- WHAT NEEDS TO BE DONE -
Copy exactly, and only, the lines below from the first through the one containing "const inflamL_fit = [[0.49,2.79],[2.61,1.98]];", both included; pictures are omitted.

/---

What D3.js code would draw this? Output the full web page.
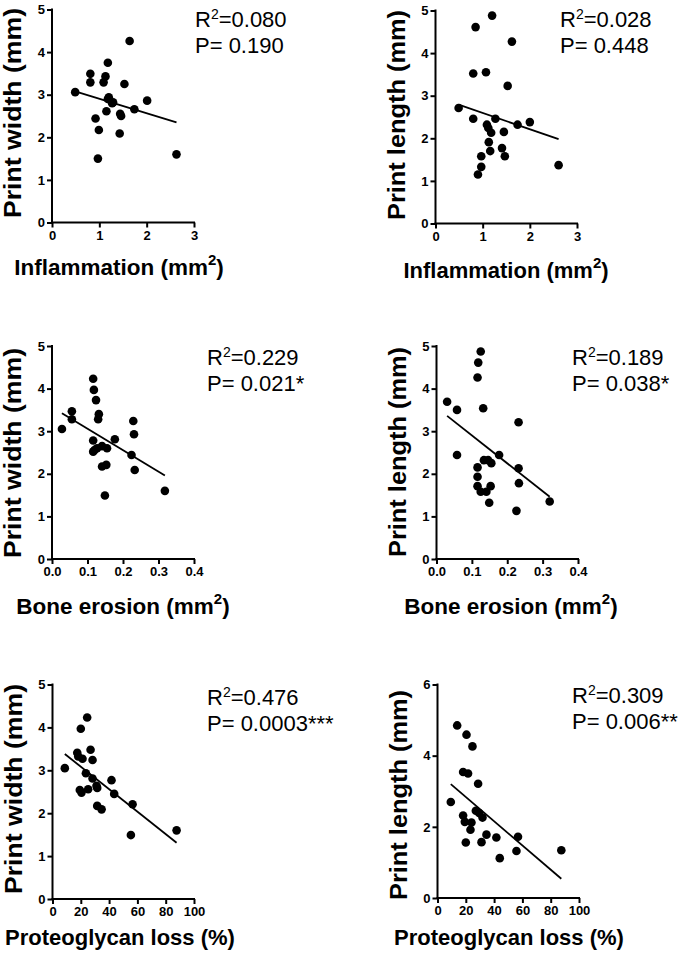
<!DOCTYPE html>
<html><head><meta charset="utf-8">
<script src="https://cdn.jsdelivr.net/npm/d3@7"></script>
<style>body{margin:0;background:#fff}svg{display:block}</style>
</head><body>
<svg id="c" width="681" height="959"></svg>
<script>
// ---- data ----
const inflamW_x = [0.49,0.81,0.81,1.18,1.64,1.13,1.09,1.53,1.18,1.29,1.27,1.15,0.92,0.99,0.97,1.44,1.46,1.43,1.74,2.01,2.63,1.20];
const inflamW_y = [3.06,3.49,3.29,3.75,4.26,3.43,3.29,3.25,2.90,2.82,2.80,2.61,2.44,2.17,1.50,2.55,2.50,2.09,2.66,2.86,1.60,2.94];
const inflamW_fit = [[0.49,3.08],[2.63,2.35]];

const inflamL_x = [1.20,0.85,1.62,0.80,1.07,1.53,0.49,0.80,1.27,1.09,1.12,1.18,1.74,2.00,1.45,1.13,1.41,1.16,0.97,1.47,0.97,0.90,2.61];
const inflamL_y = [4.88,4.61,4.27,3.52,3.55,3.23,2.71,2.46,2.46,2.32,2.24,2.13,2.32,2.38,2.15,1.91,1.77,1.70,1.58,1.58,1.33,1.15,1.37];
const inflamL_fit = [[0.49,2.79],[2.61,1.98]];

const boneW_x = [0.028,0.056,0.056,0.116,0.118,0.124,0.132,0.130,0.116,0.116,0.120,0.127,0.141,0.155,0.177,0.141,0.153,0.149,0.229,0.231,0.224,0.233,0.318];
const boneW_y = [3.05,3.47,3.28,4.23,3.97,3.73,3.40,3.28,2.78,2.52,2.56,2.60,2.65,2.60,2.81,2.17,2.21,1.49,3.24,2.93,2.44,2.09,1.60];
const boneW_fit = [[0.028,3.42],[0.318,1.96]];

const boneL_x = [0.030,0.058,0.058,0.125,0.118,0.116,0.132,0.232,0.177,0.134,0.146,0.155,0.116,0.116,0.232,0.233,0.116,0.125,0.141,0.153,0.149,0.226,0.320];
const boneL_y = [3.69,3.50,2.44,4.87,4.61,4.26,3.54,3.21,2.44,2.32,2.32,2.25,2.15,1.93,2.13,1.78,1.71,1.58,1.58,1.71,1.32,1.13,1.35];
const boneL_fit = [[0.030,3.36],[0.320,1.46]];

const pgW_x = [8.7,17.5,18.2,21.2,24.5,20.0,26.9,28.3,23.6,28.3,31.1,31.6,25.2,19.3,20.5,31.6,34.7,41.7,43.6,56.6,55.4,87.7];
const pgW_y = [3.05,3.41,3.32,3.27,4.23,3.97,3.48,3.24,2.93,2.81,2.64,2.59,2.56,2.54,2.48,2.17,2.09,2.77,2.45,2.21,1.49,1.60];
const pgW_fit = [[8.7,3.38],[87.7,1.31]];

const pgL_x = [9.4,13.9,20.5,24.7,18.1,21.6,28.7,18.1,19.3,24.0,23.3,20.0,27.1,29.4,31.8,34.6,31.1,41.6,44.0,56.9,55.8,87.5];
const pgL_y = [2.70,4.85,4.59,4.26,3.54,3.50,3.21,2.32,2.14,2.12,1.92,1.56,2.45,2.39,2.26,1.78,1.57,1.70,1.12,1.72,1.32,1.34];
const pgL_fit = [[9.4,3.20],[87.5,0.54]];

const inflamTicks = [0,1,2,3];
const boneTicks = [0.0,0.1,0.2,0.3,0.4];
const pgTicks = [0,20,40,60,80,100];
const yTicks5 = [0,1,2,3,4,5];
const yTicks6 = [0,2,4,6];

const statsR = ["0.080","0.028","0.229","0.189","0.476","0.309"];
const statsP = ["0.190","0.448","0.021*","0.038*","0.0003***","0.006**"];
const yTitles = ["Print width","Print length","Print width","Print length","Print width","Print length"];
const xTitles = ["Inflammation","Inflammation","Bone erosion","Bone erosion","Proteoglycan loss (%)","Proteoglycan loss (%)"];

// ---- layout ----
const svg = d3.select("#c");
const FONT = "'Liberation Sans', Arial, Helvetica, sans-serif";

const panels = [
  {x:inflamW_x,y:inflamW_y,fit:inflamW_fit,xd:[0,3],xt:inflamTicks,fmt:d3.format("d"),yd:[0,5],yt:yTicks5,l:52,r:194,t:9.5,b:222.5,sx:195,sy:27,xty:275,xtc:119,xfs:22.5,yc:113,sup:true},
  {x:inflamL_x,y:inflamL_y,fit:inflamL_fit,xd:[0,3],xt:inflamTicks,fmt:d3.format("d"),yd:[0,5],yt:yTicks5,l:435.5,r:577,t:10.5,b:223.5,sx:560,sy:27,xty:278,xtc:506,xfs:22,yc:115,sup:true},
  {x:boneW_x,y:boneW_y,fit:boneW_fit,xd:[0,0.4],xt:boneTicks,fmt:d3.format(".1f"),yd:[0,5],yt:yTicks5,l:52,r:194,t:346,b:559,sx:207,sy:365,xty:614,xtc:123,xfs:22.5,yc:453,sup:true},
  {x:boneL_x,y:boneL_y,fit:boneL_fit,xd:[0,0.4],xt:boneTicks,fmt:d3.format(".1f"),yd:[0,5],yt:yTicks5,l:436.5,r:578,t:346,b:559,sx:572,sy:365,xty:614,xtc:511,xfs:22.5,yc:452,sup:true},
  {x:pgW_x,y:pgW_y,fit:pgW_fit,xd:[0,100],xt:pgTicks,fmt:d3.format("d"),yd:[0,5],yt:yTicks5,l:52.5,r:194,t:684.5,b:899,sx:207,sy:705,xty:945,xtc:120,xfs:22,yc:789,sup:false},
  {x:pgL_x,y:pgL_y,fit:pgL_fit,xd:[0,100],xt:pgTicks,fmt:d3.format("d"),yd:[0,6],yt:yTicks6,l:437.5,r:579,t:684.5,b:898,sx:572,sy:703,xty:945,xtc:509,xfs:22,yc:795,sup:false}
];

panels.forEach((p,i)=>{
  const xs = d3.scaleLinear().domain(p.xd).range([p.l,p.r]);
  const ys = d3.scaleLinear().domain(p.yd).range([p.b,p.t]);
  const g = svg.append("g");

  const xa = g.append("g").attr("transform",`translate(0,${p.b})`)
    .call(d3.axisBottom(xs).tickValues(p.xt).tickFormat(p.fmt).tickSizeOuter(0).tickSize(5).tickPadding(3));
  const ya = g.append("g").attr("transform",`translate(${p.l},0)`)
    .call(d3.axisLeft(ys).tickValues(p.yt).tickFormat(d3.format("d")).tickSizeOuter(0).tickSize(5).tickPadding(2));
  [xa,ya].forEach(a=>{
    a.select(".domain").attr("stroke","#000").attr("stroke-width",2);
    a.selectAll(".tick line").attr("stroke","#000").attr("stroke-width",2);
    a.selectAll(".tick text").attr("fill","#000").attr("font-family",FONT)
      .attr("font-size",13).attr("font-weight","bold");
  });
  xa.select(".domain").attr("d",`M${p.l-1},0H${p.r+1}`);
  ya.select(".domain").attr("d",`M0,${p.t-1}V${p.b+1}`);

  // fit line
  g.append("line")
    .attr("x1",xs(p.fit[0][0])).attr("y1",ys(p.fit[0][1]))
    .attr("x2",xs(p.fit[1][0])).attr("y2",ys(p.fit[1][1]))
    .attr("stroke","#000").attr("stroke-width",1.8);

  // points
  g.selectAll("circle.pt").data(p.x.map((v,k)=>[v,p.y[k]])).enter()
    .append("circle").attr("class","pt")
    .attr("cx",d=>xs(d[0])).attr("cy",d=>ys(d[1])).attr("r",4.3).attr("fill","#000");

  // stats
  const st = g.append("text").attr("x",p.sx).attr("y",p.sy)
    .attr("font-family",FONT).attr("font-size",22).attr("fill","#000");
  st.append("tspan").text("R");
  st.append("tspan").attr("font-size",14).attr("dy",-8).text("2");
  st.append("tspan").attr("dy",8).text("="+statsR[i]);
  g.append("text").attr("x",p.sx).attr("y",p.sy+26)
    .attr("font-family",FONT).attr("font-size",22).attr("fill","#000")
    .text("P= "+statsP[i]);

  // y title
  g.append("text")
    .attr("transform",`translate(${p.l-31},${p.yc}) rotate(-90)`)
    .attr("text-anchor","middle").attr("font-family",FONT).attr("font-size",23.5)
    .attr("font-weight","bold").attr("fill","#000")
    .attr("textLength",210).attr("lengthAdjust","spacingAndGlyphs")
    .text(yTitles[i]+" (mm)");

  // x title
  const xt = g.append("text").attr("x",p.xtc).attr("y",p.xty)
    .attr("text-anchor","middle").attr("font-family",FONT).attr("font-size",p.xfs)
    .attr("font-weight","bold").attr("fill","#000");
  if(p.sup){
    xt.append("tspan").text(xTitles[i]+" (mm");
    xt.append("tspan").attr("font-size",15).attr("dy",-10).text("2");
    xt.append("tspan").attr("dy",10).text(")");
  } else {
    xt.text(xTitles[i]);
  }
});
</script>
</body></html>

\---

- RESPONSE TO THIS EXERCISE -
What D3.js code would draw this? Output the full web page.
<!DOCTYPE html>
<html><head><meta charset="utf-8">
<script src="https://cdn.jsdelivr.net/npm/d3@7"></script>
<style>body{margin:0;background:#fff}svg{display:block}</style>
</head><body>
<svg id="c" width="681" height="959"></svg>
<script>
// ---- data ----
const inflamW_x = [0.49,0.81,0.81,1.18,1.64,1.13,1.09,1.53,1.18,1.29,1.27,1.15,0.92,0.99,0.97,1.44,1.46,1.43,1.74,2.01,2.63,1.20];
const inflamW_y = [3.06,3.49,3.29,3.75,4.26,3.43,3.29,3.25,2.90,2.82,2.80,2.61,2.44,2.17,1.50,2.55,2.50,2.09,2.66,2.86,1.60,2.94];
const inflamW_fit = [[0.49,3.08],[2.63,2.35]];

const inflamL_x = [1.20,0.85,1.62,0.80,1.07,1.53,0.49,0.80,1.27,1.09,1.12,1.18,1.74,2.00,1.45,1.13,1.41,1.16,0.97,1.47,0.97,0.90,2.61];
const inflamL_y = [4.88,4.61,4.27,3.52,3.55,3.23,2.71,2.46,2.46,2.32,2.24,2.13,2.32,2.38,2.15,1.91,1.77,1.70,1.58,1.58,1.33,1.15,1.37];
const inflamL_fit = [[0.49,2.79],[2.61,1.98]];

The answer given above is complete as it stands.